Erdoğan welcomes company's projects in Turkey, Hyperloop CEO says

DOGAN NEWS AGENCY
ISTANBUL
Published

Hyperloop Transportation Technologies (HTT) CEO Dirk Ahlborn said he met with President Recep Tayyip Erdoğan twice, adding that the Turkish president leaned toward and supported the possible cooperation.

Ahlborn, who announced Hyperloop, a revolutionary system technology that reaches 1,000 km per hour in a low-pressure tube and produces its own energy, for the first time in the world spoke to Doğan News Agency (DHA) during the Future of the Smart Cities Summit which he attended as the keynote speaker.

Ahlborn, who met with Deputy Minister of Science, Industry and Technology Associate Professor Hasan Ali Çelik at the summit, said with Hyperloop technology, the distance between Istanbul and Ankara could be traveled in less than 40 minutes.

"If you can go to Ankara in less than 40 minutes, would you fly?" Ahlborn said, underlining the fact that they are not competing with airlines, but working with them all over the world.

Ahlborn said there were projects tried even in the 1800s, but that all these mobility projects were unsuccessful because they were tied to a single government and company.

"Now we have created an ecosystem today.

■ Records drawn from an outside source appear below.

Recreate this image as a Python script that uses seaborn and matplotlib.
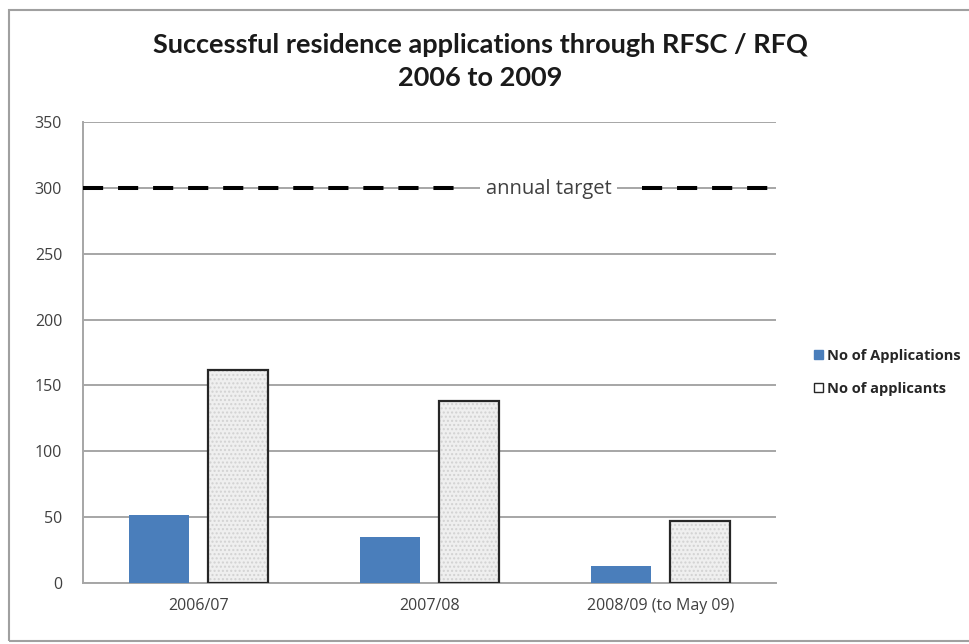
import matplotlib
matplotlib.use("Agg")
import matplotlib.pyplot as plt
from matplotlib.patches import Rectangle, Patch
import seaborn as sns
import pandas as pd

# Chart data
periods = ["2006/07", "2007/08", "2008/09 (to May 09)"]
applications = [52, 35, 13]
applicants = [162, 138, 47]
annual_target = 300
series_names = ["No of Applications", "No of applicants"]
y_ticks = [0, 50, 100, 150, 200, 250, 300, 350]

df = pd.DataFrame({
    "period": periods * 2,
    "series": [series_names[0]] * len(periods) + [series_names[1]] * len(periods),
    "value": applications + applicants,
})

sns.set_theme(style="white")
plt.rcParams["font.family"] = ["Open Sans", "DejaVu Sans"]

BLUE = "#4a7ebb"
STONE = "#efefef"
GRID = "#a6a6a6"
TEXT = "#404040"

fig = plt.figure(figsize=(9.69, 6.44), dpi=100)
ax = fig.add_axes([83 / 969, 1 - 583 / 644, (776 - 83) / 969, (583 - 122) / 644])

sns.barplot(data=df, x="period", y="value", hue="series", order=periods,
            hue_order=series_names, palette=[BLUE, STONE], width=0.685, gap=0.24,
            saturation=1, linewidth=0, legend=False, ax=ax, zorder=3)

# applicant bars: light granite-like texture with a dark outline
n = len(periods)
bars = [p for p in ax.patches if isinstance(p, Rectangle)]
for p in bars[n:2 * n]:
    p.set_facecolor(STONE)
    p.set_edgecolor("#d2d2d2")
    p.set_hatch("....")
    p.set_linewidth(0)
    ax.add_patch(Rectangle(p.get_xy(), p.get_width(), p.get_height(),
                           facecolor="none", edgecolor="#262626", linewidth=1.6, zorder=4))

ax.set_xlim(-0.5, 2.5)
ax.set_ylim(0, 350)
ax.set_yticks(y_ticks)
ax.yaxis.grid(True, color=GRID, linewidth=1.4, zorder=0)
ax.set_axisbelow(True)
ax.set_xlabel("")
ax.set_ylabel("")
ax.tick_params(axis="both", length=0, labelsize=11.5, labelcolor=TEXT)
ax.tick_params(axis="y", pad=15)
ax.tick_params(axis="x", pad=11)
for side in ["top", "right"]:
    ax.spines[side].set_visible(False)
for side in ["left", "bottom"]:
    ax.spines[side].set_color(GRID)
    ax.spines[side].set_linewidth(1.4)

# annual target line, broken around its label
dash = dict(color="black", linewidth=2.9, linestyle=(0, (5.0, 3.7)), zorder=5)
ax.plot([-0.5, 1.12], [annual_target, annual_target], **dash)
ax.plot([1.92, 2.5], [annual_target, annual_target], **dash)
ax.text(1.515, annual_target - 1, "annual target", ha="center", va="center",
        fontsize=14.5, color=TEXT, zorder=6,
        bbox=dict(boxstyle="square,pad=0.3", facecolor="white", edgecolor="none"))

title_font = dict(fontsize=19.5, fontweight="bold", color="#1a1a1a",
                  family=["Lato", "DejaVu Sans"])
fig.text(0.496, 0.930, "Successful residence applications through RFSC / RFQ",
         ha="center", va="center", **title_font)
fig.text(0.496, 0.879, "2006 to 2009", ha="center", va="center", **title_font)

handles = [Patch(facecolor=BLUE, edgecolor=BLUE),
           Patch(facecolor="white", edgecolor="#262626", linewidth=1)]
fig.legend(handles, series_names, loc="center left", bbox_to_anchor=(0.834, 0.422),
           frameon=False, handlelength=0.6, handleheight=0.6,
           handletextpad=0.3, labelspacing=1.3, borderaxespad=0,
           prop={"weight": "bold", "size": 10.5, "family": ["Open Sans", "DejaVu Sans"]})

# chart area border
fig.patches.append(Rectangle((9 / 969, 3 / 644), 1.2, 1 - 13 / 644,
                             transform=fig.transFigure, facecolor="none",
                             edgecolor="#a0a0a0", linewidth=1.5))

fig.savefig("out.png", dpi=100, facecolor="white")
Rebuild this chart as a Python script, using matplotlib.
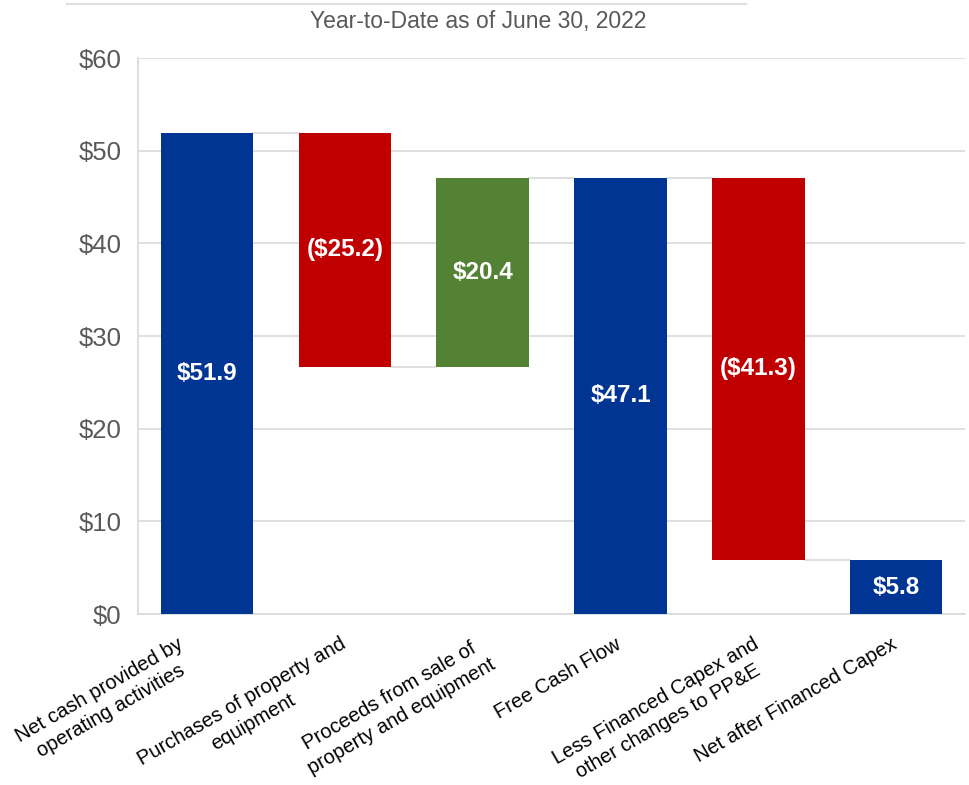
import numpy as np
import matplotlib.pyplot as plt
from matplotlib.lines import Line2D

plt.rcParams['font.family'] = ['Liberation Sans', 'DejaVu Sans']

categories = ['Net cash provided by\noperating activities',
              'Purchases of property and\nequipment',
              'Proceeds from sale of\nproperty and equipment',
              'Free Cash Flow',
              'Less Financed Capex and\nother changes to PP&E',
              'Net after Financed Capex']
changes = [51.9, -25.2, 20.4, None, -41.3, None]
value_labels = ['$51.9', '($25.2)', '$20.4', '$47.1', '($41.3)', '$5.8']
kinds = ['total', 'down', 'up', 'total', 'down', 'total']

colors = {'total': '#003594', 'down': '#C00000', 'up': '#548235'}

# running totals
bottoms, heights, ends = [], [], []
run = 0.0
for kind, ch in zip(kinds, changes):
    if kind == 'total':
        if ch is not None:
            run = ch
        bottoms.append(0)
        heights.append(run)
    else:
        new = run + ch
        bottoms.append(min(run, new))
        heights.append(abs(ch))
        run = new
    ends.append(run)

fig = plt.figure(figsize=(9.69, 7.85), dpi=100)
ax = fig.add_axes([0.1424, 0.2178, 0.8536, 0.7082])

x = np.arange(len(categories))
width = 0.67
ax.bar(x, heights, bottom=bottoms, width=width,
       color=[colors[k] for k in kinds], zorder=3)

# connectors
for i in range(len(x) - 1):
    ax.plot([x[i] + width / 2, x[i + 1] - width / 2], [ends[i], ends[i]],
            color='#d9d9d9', lw=1.2, zorder=2)

for i, lab in enumerate(value_labels):
    ax.text(x[i], bottoms[i] + heights[i] / 2, lab, ha='center', va='center',
            color='white', fontsize=17.5, fontweight='bold', zorder=4)

ax.set_xlim(-0.5, len(categories) - 0.5)
ax.set_ylim(0, 60)
ax.set_yticks(np.arange(0, 61, 10))
ax.set_yticklabels(['$%d' % v for v in range(0, 61, 10)])
ax.tick_params(axis='y', length=0, pad=12, labelsize=18.5, labelcolor='#595959')
ax.tick_params(axis='x', length=0)
ax.set_xticks(x)
ax.set_xticklabels([])
ax.grid(axis='y', color='#d9d9d9', lw=1.2, zorder=0)
for s in ['top', 'right']:
    ax.spines[s].set_visible(False)
for s in ['left', 'bottom']:
    ax.spines[s].set_color('#d9d9d9')
    ax.spines[s].set_linewidth(1.2)

# small nudge for the first label, which sits left of its bar in the original
nudge = [-0.22, -0.04, -0.04, -0.04, -0.04, -0.04]
for i, cat in enumerate(categories):
    ax.text(x[i] + nudge[i], -2.2, cat, rotation=30, rotation_mode='anchor',
            ha='right', va='top', multialignment='center', linespacing=1.3,
            fontsize=14.5, color='black')

fig.text(0.493, 0.972, 'Year-to-Date as of June 30, 2022', ha='center',
         va='center', fontsize=16.5, color='#595959')
fig.add_artist(Line2D([0.069, 0.77], [0.995, 0.995], color='#e0e0e0', lw=1.5,
                      transform=fig.transFigure))

fig.savefig('out.png', dpi=100)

We do not just say ‘we produce, you purchase,' we are creating an ecosystem," Ahlborn said. "We are changing the mobility in collaboration with both supplier companies and governments."

Recalling that he talked to Russian President Vladimir Putin and German Chancellor Angela Merkel, and met with Turkish President Recep Tayyip Erdoğan twice, Ahlborn said they all support Hyperloop technology and the radical change of mobility.

"We have created a movement. This issue is not related to a tube that goes fast from point A to point B. We are also interested in the process of reaching the station," the Hyperloop CEO continued, adding that he got a chance to present the project to Erdoğan in Washington and that the Turkish president leaned toward the project.

"We need more time to commercialize this technology," Ahlborn, the CEO of the company which plans to carry the first passenger within three years, said. "We will set up our R&D [research and development] center and launch the first commercial product. At this point, our work continues for the Turkish government to make the necessary arrangements. Our aim is to commercialize the system."